A professor learns the value of general education as he teaches it.
Let me be clear at the outset. I don’t teach general education. I teach students. Some of the courses in which I teach them are included in the general-education curriculum. But in all of my courses I endeavor to be true to the liberal ideals of general education.
As a child I aspired to be a scientist. I attended high school during the post-Sputnik heyday of science education in the United States. In college I began as a physics major, experienced a few post-mission major changes, and finally declared for psychology, a serviceable intersection of my scientific leanings and my interest in philosophy. I completed the expected courses in literature, history, the arts, and languages, but the sciences and math took priority. By the time I entered graduate school, I was a confirmed, if naïve, scientist.
Five arduous years later I had a PhD in experimental psychology and joined the faculty of BYU. I held an impassioned conviction that scientific knowing trumped all other claimants to secular knowing and offered the surest way to truth. In my conceit, I viewed nonscientific disciplines as necessarily lesser.
A phone call a few years into my BYU career changed all that. The call was from Thomas F. Rogers, then a professor in Germanic and Slavic languages. “We need a scientist,” he said. He explained that he was leading a faculty team of three who would conduct a yearlong honors colloquium on Western civilization.
“What will I need to do?”
“You’ll provide the scientific perspective as we go along. The texts are already ordered. I’ll send you the reading list. Will you join us?”
I agreed to. After all, I was a PhD scientist.
The reading list was only partially familiar. The titles I recognized were works I had studied, usually in excerpted form, in high school and college. I knew immediately that I would have substantial reading to do. At the first meeting of the colloquium, Rogers began talking about some of the works on the reading list. I was sitting in the upper deck of the lecture hall, listening to the voices of students who were out of view below me. They were knowledgeable voices. And these were freshmen. I knew then that I was in trouble.
What followed was in some respects the general education of a scientist. Thanks to Rogers and to the students in that first colloquium, I began to study the works that, in my false intellectual confidence, I had dismissed as beneath me. What started in the colloquium became a 10-year personal curriculum coinciding with my continued involvement with honors students and faculty. It was a time of great unfolding as I gained a beginner’s foothold on the major works of literature, history, the arts, and philosophy from all of recorded history. My general education continues to the present day, still drawing from that first colloquium.
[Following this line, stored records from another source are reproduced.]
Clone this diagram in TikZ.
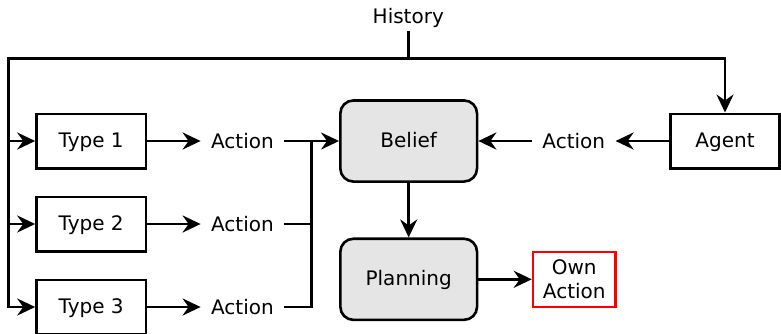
\documentclass[tikz,border=0pt]{standalone}
\usepackage{fontspec}
\setmainfont{DejaVu Sans}
\usetikzlibrary{positioning,arrows.meta}

\begin{document}
\begin{tikzpicture}[x=0.5pt, y=-0.5pt, line width=1.3pt,
    >={Stealth[length=9pt, width=8.5pt, inset=3pt]},
    typebox/.style={draw, minimum width=54.7pt, minimum height=27.2pt, text height=7.5pt, text depth=1.5pt},
    roundbox/.style={draw, fill=gray!20, rounded corners=6.5pt, minimum width=68.35pt, minimum height=40.55pt, text height=7.5pt, text depth=1.5pt},
    act/.style={inner xsep=4.6pt}]
    \useasboundingbox (0,0) rectangle (781,333);

    \node [anchor=base, inner ysep=1pt] (hist) at (408.3,23.3) {History};
    \coordinate (split) at (408.3,58.3);
    \coordinate (corner) at (8.3,58.3);

    \node [typebox] (t1) at (91.2,141) {Type 1};
    \node [typebox, below=13pt of t1] (t2) {Type 2};
    \node [typebox, below=13pt of t2] (t3) {Type 3};
    \node [act, right=26.7pt of t1] (a1) {Action};
    \node [act, right=26.7pt of t2] (a2) {Action};
    \node [act, right=26.7pt of t3] (a3) {Action};
    \coordinate [right=13.65pt of a1.east] (merge);

    \node [roundbox] (belief) at (408.7,141) {Belief};
    \node [roundbox, below=27.3pt of belief] (plan) {Planning};
    \node [typebox] (agent) at (725,141) {Agent};
    \node [act, left=26.7pt of agent] (a4) {Action};
    \node [draw=red, align=center, inner ysep=2pt, minimum width=41.2pt, minimum height=27.5pt, right=26.7pt of plan] (own) {Own\\Action};

    \draw (hist) -- (split);
    \draw [->] (split) -| (agent);
    \draw [->] (split) -- (corner) |- (t3);
    \draw [->] (corner |- t1) -- (t1);
    \draw [->] (corner |- t2) -- (t2);
    \draw [->] (t1) -- (a1);
    \draw [->] (t2) -- (a2);
    \draw [->] (t3) -- (a3);
    \draw [->] (a1) -- (belief);
    \draw (a2) -| (merge);
    \draw (a3) -| (merge);
    \draw [->] (agent) -- (a4);
    \draw [->] (a4) -- (belief);
    \draw [->] (belief) -- (plan);
    \draw [->] (plan) -- (own);
\end{tikzpicture}
\end{document}
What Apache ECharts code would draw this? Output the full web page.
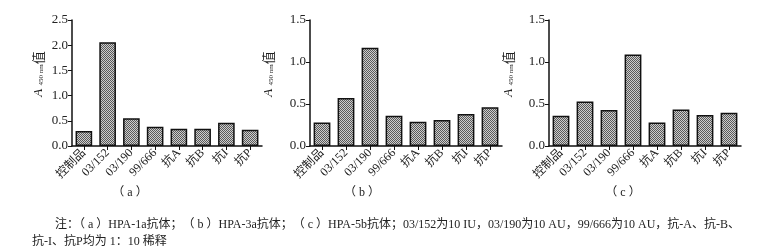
<!DOCTYPE html>
<html><head><meta charset="utf-8">
<script src="https://cdn.jsdelivr.net/npm/echarts@6/dist/echarts.min.js"></script>
<style>html,body{margin:0;padding:0;background:#fff}#c{width:765px;height:252px}</style>
</head><body><div id="c"></div>
<script>
const categories = ['控制品','03/152','03/190','99/666','抗A','抗B','抗I','抗P'];
const valuesA = [0.30, 2.06, 0.55, 0.38, 0.34, 0.34, 0.46, 0.32];
const valuesB = [0.28, 0.57, 1.17, 0.36, 0.29, 0.31, 0.38, 0.46];
const valuesC = [0.36, 0.53, 0.43, 1.09, 0.28, 0.435, 0.37, 0.395];
const yMaxes = [2.5, 1.5, 1.5];
const captions = ['（ a ）','（ b ）','（ c ）'];
const noteLine1 = '注：（ a ）HPA-1a抗体；（ b ）HPA-3a抗体；（ c ）HPA-5b抗体；03/152为10 IU，03/190为10 AU，99/666为10 AU，抗-A、抗-B、';
const noteLine2 = '抗-I、抗P均为 1：10 稀释';

const FONT = '"Liberation Serif","Noto Sans CJK SC",serif';
// dotted pattern
const pc = document.createElement('canvas'); pc.width = 4; pc.height = 4;
const pctx = pc.getContext('2d');
pctx.fillStyle = '#cdcdcd'; pctx.fillRect(0,0,4,4);
pctx.fillStyle = '#5a5a5a';
[[0,0],[2,0],[1,1],[3,1],[0,2],[2,2],[1,3],[3,3]].forEach(([x,y])=>pctx.fillRect(x,y,1,1));
const pattern = { image: pc, repeat: 'repeat' };

const grids = [
  {left:72, right:503, top:20, bottom:106},
  {left:310, right:263, top:20, bottom:106},
  {left:549, right:24, top:20, bottom:106}
];
const nameGaps = [27, 35, 34];
const data = [valuesA, valuesB, valuesC];

const xAxis = [], yAxis = [], series = [];
for (let i=0;i<3;i++){
  xAxis.push({type:'category', gridIndex:i, data:categories,
    axisLine:{lineStyle:{color:'#111', width:1.5}},
    axisTick:{show:true, alignWithLabel:true, length:4, lineStyle:{color:'#111'}},
    axisLabel:{rotate:45, interval:0, margin:5, color:'#222', fontFamily:FONT, fontSize:12}
  });
  yAxis.push({type:'value', gridIndex:i, min:0, max:yMaxes[i], interval:0.5,
    axisLine:{show:true, lineStyle:{color:'#111', width:1.5}},
    axisTick:{show:true, length:4, lineStyle:{color:'#111'}},
    splitLine:{show:false},
    axisLabel:{color:'#222', fontFamily:FONT, fontSize:13, margin:4, formatter:v=>v.toFixed(1)},
    name:'{a|A} {s|450 nm}{z|值}', nameLocation:'middle', nameGap:nameGaps[i], nameRotate:90,
    nameTextStyle:{padding:[0,0,0,18], rich:{
      a:{fontFamily:FONT, fontStyle:'italic', fontSize:13, color:'#222'},
      s:{fontFamily:FONT, fontSize:7, color:'#222', verticalAlign:'bottom', padding:[5,0,0,0]},
      z:{fontFamily:'"Noto Sans CJK SC",serif', fontSize:13, color:'#222'}
    }}
  });
  series.push({type:'bar', xAxisIndex:i, yAxisIndex:i, data:data[i], barWidth:'70%',
    itemStyle:{color:pattern, borderColor:'#111', borderWidth:1.5}, silent:true});
}

const capX = [130, 362, 623];
const graphic = captions.map((t,i)=>({type:'text', x:capX[i], y:193,
  style:{text:t, fontSize:12, fontFamily:FONT, fill:'#222', align:'center', verticalAlign:'middle'}}));
graphic.push({type:'text', x:55, y:225, style:{text:noteLine1, fontSize:12, fontFamily:FONT, fill:'#222', verticalAlign:'middle'}});
graphic.push({type:'text', x:32, y:242, style:{text:noteLine2, fontSize:12, fontFamily:FONT, fill:'#222', verticalAlign:'middle'}});

const chart = echarts.init(document.getElementById('c'), null, {renderer:'canvas'});
chart.setOption({animation:false, grid:grids, xAxis, yAxis, series, graphic});
</script></body></html>
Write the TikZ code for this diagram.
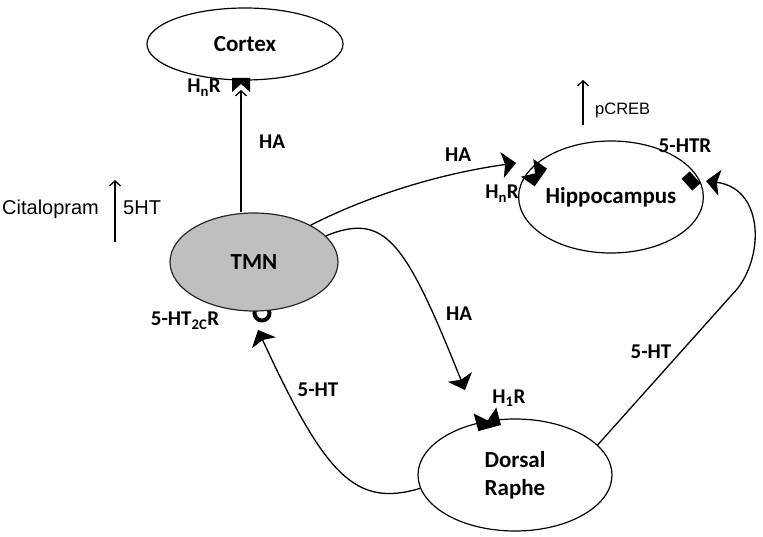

The experience has brought new light to my scientific profession. It was impossible to come upon a new work and not make connections to what I had already learned about the science of behavior. As a result, my comprehension of my own discipline grew wider, deeper, sturdier. My belated general education supplied more refined bearings by which to situate my science within the long play of recorded intellectual endeavor and, as important, to locate myself as a player therein. Indeed, this is the promise of general education for students who pursue it.
Awakened in my adult years to what it meant to be generally educated, I could hardly refrain from sharing it with my students. In the intervening years, I have sought to profess psychology in a way that makes instructive connections to its intellectual neighbors across the liberal arts and sciences. Now and then, what I see in my students’ faces or hear in their voices or read in their words tells me that what Glaucon refers to in Plato’s Republic as a “vast work”—the work of general education—is now moving in them too.
Hal Miller is a BYU psychology professor and a former dean of General and Honors Education.